A mitad de la cena llegó otro grupo. Más españoles que están viviendo aquí, supuse. Efectivamente estaban trabajando en la ciudad, pero no por mucho tiempo. Venían de Japón y Singapur, la semana siguiente continuarían en Melbourne, y días más tarde, volarían hacia Abu Dabi. Eran un grupo joven, de veintitantos años, por lo que su historia llamaba poderosamente la atención. Charlando con ellos, nos contaron que estaban de gira internacional, y que exportaban el flamenco por distintas ciudades del mundo. Eran artistas, y de los mejores. Al día siguiente, tuvieron la gran amabilidad de invitarnos a uno de los pases en el teatro en el que actuaban. Aquel grupo que habíamos conocido en un ambiento distendido, entre risas y cachondeo, realizaba ahora una representación artística solemne y pura, de auténtico flamenco. Quizá de ahí su acertado nombre para esta gira global, "Authentic Flamenco". Ver las gotas de sudor que recorrían las frentes del bailaor y la bailaora, que salían despedidas en cada movimiento, su intenso y ágil taconeo, los quejíos de los cantaores, y los rápidos punteos de las dos guitarras, fue casi extático, si acaso no llegó a serlo. Arte, de la más alta cultura, si es que la distinción fue alguna vez acertada. Por un momento, uno se olvidaba de que estaba en las antípodas de su país de origen, donde solo se escucha un inglés con un acento peculiar, y sentía ganas de levantarse y gritar esa interjección que se suele gritar, y no por casualidad. Desde lo más castizo.
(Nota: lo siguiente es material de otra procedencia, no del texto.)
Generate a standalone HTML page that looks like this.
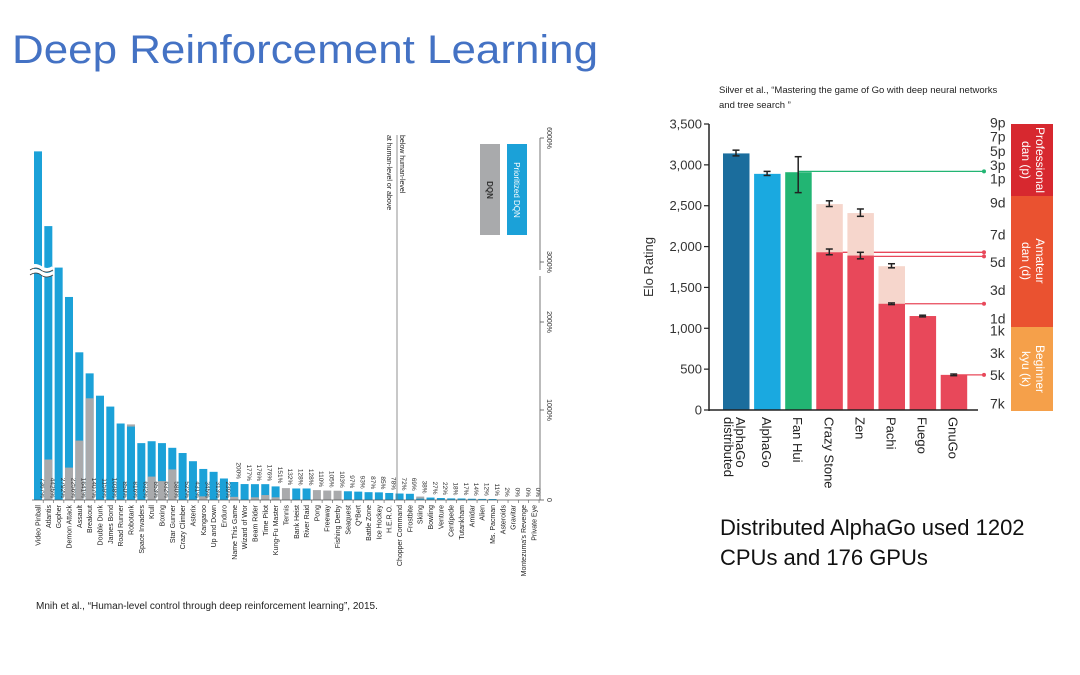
<!DOCTYPE html>
<html><head><meta charset="utf-8"><style>
body{margin:0;width:1080px;height:675px;background:#fff;overflow:hidden;font-family:"Liberation Sans",sans-serif}
svg{position:absolute;left:0;top:0}
</style></head><body>
<svg id="s" width="1080" height="675" xmlns="http://www.w3.org/2000/svg" font-family="Liberation Sans, sans-serif">
<text x="12" y="63" font-size="40" fill="#4472c4" textLength="586" lengthAdjust="spacingAndGlyphs">Deep Reinforcement Learning</text>
<g id="left"></g>
<g id="right"></g>
<text x="36" y="609" font-size="10" fill="#222">Mnih et al., “Human-level control through deep reinforcement learning”, 2015.</text>
<text x="719" y="93" font-size="9.5" fill="#222">Silver et al., “Mastering the game of Go with deep neural networks</text>
<text x="719" y="108" font-size="9.5" fill="#222">and tree search ”</text>
<text x="720" y="535" font-size="22" fill="#111">Distributed AlphaGo used 1202</text>
<text x="720" y="565" font-size="22" fill="#111">CPUs and 176 GPUs</text>
</svg>
<script>
const games=["Video Pinball","Atlantis","Gopher","Demon Attack","Assault","Breakout","Double Dunk","James Bond","Road Runner","Robotank","Space Invaders","Krull","Boxing","Star Gunner","Crazy Climber","Asterix","Kangaroo","Up and Down","Enduro","Name This Game","Wizard of Wor","Beam Rider","Time Pilot","Kung-Fu Master","Tennis","Bank Heist","River Raid","Pong","Freeway","Fishing Derby","Seaquest","Q*Bert","Battle Zone","Ice Hockey","H.E.R.O.","Chopper Command","Frostbite","Skiing","Bowling","Venture","Centipede","Tutankham","Amidar","Alien","Ms. Pacman","Asteroids","Gravitar","Montezuma's Revenge","Private Eye"];
const prioVals=[7367,4425,2792,2256,1641,1407,1159,1038,850,816,632,653,632,580,522,431,345,313,239,200,177,176,176,151,0,128,128,0,0,0,97,93,87,85,78,72,69,15,27,22,18,17,14,12,11,2,0,0,0];
const dqnVals=[0,450,0,360,660,1130,0,0,0,840,0,260,210,340,0,0,40,0,0,35,0,30,55,30,132,0,0,110,105,103,0,0,0,0,0,0,0,38,0,0,0,0,0,0,0,0,0,0,0];
const valueLabels=["7367%","4425%","2792%","2256%","1641%","1407%","1159%","1038%","850%","816%","632%","653%","632%","580%","522%","431%","345%","313%","239%","200%","177%","176%","176%","151%","132%","128%","128%","110%","105%","103%","97%","93%","87%","85%","78%","72%","69%","38%","27%","22%","18%","17%","14%","12%","11%","2%","0%","0%","0%"];
const leftTicks=[0,1000,2000,3000,6000];
const leftTickLabels=["0","1000%","2000%","3000%","6000%"];
const eloNames=[["AlphaGo","distributed"],["AlphaGo"],["Fan Hui"],["Crazy Stone"],["Zen"],["Pachi"],["Fuego"],["GnuGo"]];
const eloVals=[3140,2890,2910,1930,1890,1300,1150,430];
const eloHigh=[0,0,0,2520,2410,1760,0,0];
const eloErr=[[3110,3180],[2870,2920],[2660,3100],[1900,1970],[1850,1930],[1290,1310],[1140,1160],[420,440]];
const eloErrHigh=[null,null,null,[2490,2560],[2370,2460],[1740,1790],null,null];
const eloLines=[2920,1930,1880,1300,430];
const eloTicks=[0,500,1000,1500,2000,2500,3000,3500];
const ranks=["9p","7p","5p","3p","1p","9d","7d","5d","3d","1d","1k","3k","5k","7k"];
const rankElo=[3520,3350,3170,3000,2830,2540,2150,1810,1470,1120,970,700,430,80];

const NS="http://www.w3.org/2000/svg";
function mk(p,t,a){const e=document.createElementNS(NS,t);for(const k in a)e.setAttribute(k,a[k]);p.appendChild(e);return e;}
// LEFT
const L=document.getElementById('left');
const base=500;
function ly(v){return v<=2500?base-v*0.09:base-2500*0.09-(v-2500)*0.0254;}
function lx(i){return 38+i*10.33;}
function tickY(v){const m={0:500,1000:410,2000:322,3000:262,6000:138};return m[v]!==undefined?m[v]:ly(v);}
for(let i=0;i<games.length;i++){
  const p=prioVals[i],d=dqnVals[i];
  const bars=p>=d?[[p,'#1ba1d8'],[d,'#a9aaac']]:[[d,'#a9aaac'],[p,'#1ba1d8']];
  bars.forEach(([v,c],k)=>{ if(v<=0)return;
    const r=mk(L,'rect',{x:lx(i)-4,y:ly(v),width:8,height:base-ly(v),fill:c});
    
    
  });
  const top=ly(Math.max(p,d));
  const inside=i<19;
  const yy=inside?base-2:top-3;
  const t=mk(L,'text',{x:0,y:0,'font-size':6.5,fill:'#333','text-anchor':'end',transform:`translate(${lx(i)+2.3},${yy}) rotate(90)`});
  t.textContent=valueLabels[i];
  
  
  const g=mk(L,'text',{x:0,y:0,'font-size':7,fill:'#222','text-anchor':'end',transform:`translate(${lx(i)+2.5},505) rotate(-90)`});
  g.textContent=games[i];
  
  
  mk(L,'line',{x1:lx(i)+5.2,x2:lx(i)+5.2,y1:base,y2:base+3,stroke:'#555','stroke-width':0.6});
}
mk(L,'line',{x1:32,x2:540,y1:base,y2:base,stroke:'#555','stroke-width':0.8});
mk(L,'line',{x1:540,x2:540,y1:138,y2:270,stroke:'#555','stroke-width':0.8});
mk(L,'line',{x1:540,x2:540,y1:276,y2:base,stroke:'#555','stroke-width':0.8});
mk(L,'path',{d:'M29 273 q6 -4 12 0 t12 0 M29 268 q6 -4 12 0 t12 0',stroke:'#fff','stroke-width':4,fill:'none'});
mk(L,'path',{d:'M30 275 q6 -4 11 0 t12 0 M30 270 q6 -4 11 0 t12 0',stroke:'#333','stroke-width':0.8,fill:'none'});
leftTicks.forEach((v,k)=>{const y=tickY(v);
  mk(L,'line',{x1:540,x2:544,y1:y,y2:y,stroke:'#555','stroke-width':0.8});
  const t=mk(L,'text',{x:0,y:0,'font-size':7,fill:'#333','text-anchor':'middle',transform:`translate(${547},${y}) rotate(90)`});
  t.textContent=leftTickLabels[k];
  
  
});
mk(L,'line',{x1:397,x2:397,y1:135,y2:base,stroke:'#777','stroke-width':0.8});
let t1=mk(L,'text',{x:0,y:0,'font-size':7,fill:'#222','text-anchor':'start',transform:'translate(387,135) rotate(90)'});t1.textContent='at human-level or above';
t1=mk(L,'text',{x:0,y:0,'font-size':7,fill:'#222','text-anchor':'start',transform:'translate(400,135) rotate(90)'});t1.textContent='below human-level';
mk(L,'rect',{x:480,y:144,width:20,height:91,fill:'#a9aaac',});
mk(L,'rect',{x:507,y:144,width:20,height:91,fill:'#1ba1d8',});
t1=mk(L,'text',{x:0,y:0,'font-size':8,'font-weight':'bold',fill:'#333','text-anchor':'middle',transform:'translate(487,190) rotate(90)'});t1.textContent='DQN';
t1=mk(L,'text',{x:0,y:0,'font-size':8,fill:'#fff','text-anchor':'middle',transform:'translate(514,190) rotate(90)'});t1.textContent='Prioritized DQN';

// RIGHT
const R=document.getElementById('right');
function ry(v){return 410-v*286/3500;}
function rx(i){return 736+i*31.1;}
const cols=['#1b6d9d','#1aa9e0','#22b573','#e8485a','#e8485a','#e8485a','#e8485a','#e8485a'];
function err(a,x){mk(R,'line',{x1:x,x2:x,y1:ry(a[1]),y2:ry(a[0]),stroke:'#222','stroke-width':1.5});
  [a[0],a[1]].forEach(v=>mk(R,'line',{x1:x-3.5,x2:x+3.5,y1:ry(v),y2:ry(v),stroke:'#222','stroke-width':1.5}));}
eloLines.forEach((v,k)=>{const c=k==0?'#22b573':'#e8485a';
  const x0=k==0?rx(2):k==1?rx(3):k==2?rx(4):k==3?rx(5):rx(7);
  mk(R,'line',{x1:x0,x2:984,y1:ry(v),y2:ry(v),stroke:c,'stroke-width':1.3});
  mk(R,'circle',{cx:984,cy:ry(v),r:2,fill:c});});
for(let i=0;i<eloVals.length;i++){
  if(eloHigh[i]>0){const r=mk(R,'rect',{x:rx(i)-13,y:ry(eloHigh[i]),width:26.5,height:410-ry(eloHigh[i]),fill:'#f6d6cc'});
    
    }
  const r=mk(R,'rect',{x:rx(i)-13,y:ry(eloVals[i]),width:26.5,height:410-ry(eloVals[i]),fill:cols[i]});
  
  
  err(eloErr[i],rx(i)); if(eloErrHigh[i])err(eloErrHigh[i],rx(i));
  eloNames[i].forEach((n,k)=>{const t=mk(R,'text',{x:0,y:0,'font-size':13,fill:'#222',transform:`translate(${rx(i)-5+ (eloNames[i].length>1?(k==0?5:-7):0)},417) rotate(90)`});t.textContent=n;
    
    });
}
mk(R,'line',{x1:709,x2:709,y1:124,y2:411,stroke:'#222','stroke-width':1.5});
mk(R,'line',{x1:709,x2:978,y1:410,y2:410,stroke:'#222','stroke-width':1.5});
eloTicks.forEach(v=>{mk(R,'line',{x1:704,x2:709,y1:ry(v),y2:ry(v),stroke:'#222','stroke-width':1.2});
  const t=mk(R,'text',{x:702,y:ry(v)+4.5,'font-size':13,fill:'#333','text-anchor':'end'});t.textContent=v.toLocaleString('en-US');
  
  });
t1=mk(R,'text',{x:0,y:0,'font-size':13,fill:'#333','text-anchor':'middle',transform:'translate(653,267) rotate(-90)'});t1.textContent='Elo Rating';
mk(R,'rect',{x:1011,y:124,width:42,height:72,fill:'#d7282f'});
mk(R,'rect',{x:1011,y:196,width:42,height:131,fill:'#ea5230'});
mk(R,'rect',{x:1011,y:327,width:42,height:84,fill:'#f5a04a'});
[['Professional','dan (p)',160],['Amateur','dan (d)',261],['Beginner','kyu (k)',369]].forEach(a=>{
  let t=mk(R,'text',{x:0,y:0,'font-size':12,fill:'#fff','text-anchor':'middle',transform:`translate(1036,${a[2]}) rotate(90)`});t.textContent=a[0];
  t=mk(R,'text',{x:0,y:0,'font-size':12,fill:'#fff','text-anchor':'middle',transform:`translate(1022,${a[2]}) rotate(90)`});t.textContent=a[1];});
ranks.forEach((r,k)=>{const t=mk(R,'text',{x:990,y:ry(rankElo[k])+5,'font-size':14,fill:'#333'});t.textContent=r;
  
  });
</script>
</body></html>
Lo que siguió fue una gran ovación, todo el público en pie para celebrar algo que, aunque la gran mayoría desconocía, era inequívocamente bello. Te hacía sentir, te erizaba la piel. Habíamos tenido que viajar a la otra punta del mundo para verlo. Y tenía que haber sido tras un 12 de octubre, el día elegido como Día Nacional de España. A priori, una amplia conjunción de coincidencias, pues uno puede pensar que todos estos símbolos están relacionados. El flamenco erigido como Marca España, con el puente vestido de los colores oficiales, la gastronomía de fondo, y todo ello casi calculadamente situado en el día de Fiesta Nacional. Puro topicazo español, igual que la famosa interjección. Con todo, sí que puede guardar un valor esencial, elementos que dicen algo sobre cómo entendemos la identidad cultural y el simbolismo nacional. Un tipo de música tan arraigado como el flamenco, tan asociado al sur, a cierto tradicionalismo, puede ser admirado y sentido como algo cercano, próximo al imaginario propio. Y es que el buen flamenco, como en este caso, suele triunfar, y bastante, ya sea en una fiesta regional o en Tokio. No hay que sentirse español para apreciarlo, por mucho que identitariamente se relacione con la cultura española. Pero tampoco es erróneo lo contrario. No hay que admirar el flamenco, sentirlo como propio, para identificarse como parte de la cultura común del territorio. El flamenco, al igual que la gastronomía, como elementos culturales y artísticos pertenecen al espacio común, al imaginario compartido, y por ello, cada uno hace su personal interpretación o es subjetivado de modos diferentes. Aquella cultura que celebra la vida y progresa. Sin embargo, el flamenco como símbolo solo es entendido por algunos. O de otra forma, solo pertenece a algunos, por apropiación forzosa. Cuando la noción popular de un aspecto cultural es limitada, redefinida y expropiada, deja de pertenecer al pueblo en sentido amplio y uno comienza a sentirse ajeno. Cuando tal noción deviene símbolo es esclerotizada, deja de ser permeable. Cesa su progreso, no es nunca más moldeable. Eso que pensaba y miraba de cierta manera carece ahora de sentido en una suerte de alienación cultural.

Los símbolos pueden ser usados como armas arrojadizas, son excluyentes y pertenecen a los que los definen desde posiciones privilegiadas. A los que gritan más o hacen más ruido. La cultura, el arte, son incluyentes, es el diálogo y el entendimiento. El 12 de octubre puede ser otro símbolo, un día que contiene significado solo para algunos, puramente institucional. Define en sí y desde sí mismo cómo debe ser el sentirse de España. No da lugar a interpretación, a subjetivación. Quizá su origen o razón sea esencialmente erróneo. Seguramente por ello, a más de 17.000 kilómetros de casa, lo que me hizo acordarme de España y sentir nostalgia no fueron los colores de la bandera en el puente o que fuera 12-10, sino que fue la reunión con madrileños, murcianos, catalanes, navarros, andaluces; la gastronomía. Y por supuesto, el gran espectáculo flamenco. O al menos, esa fue mi percepción.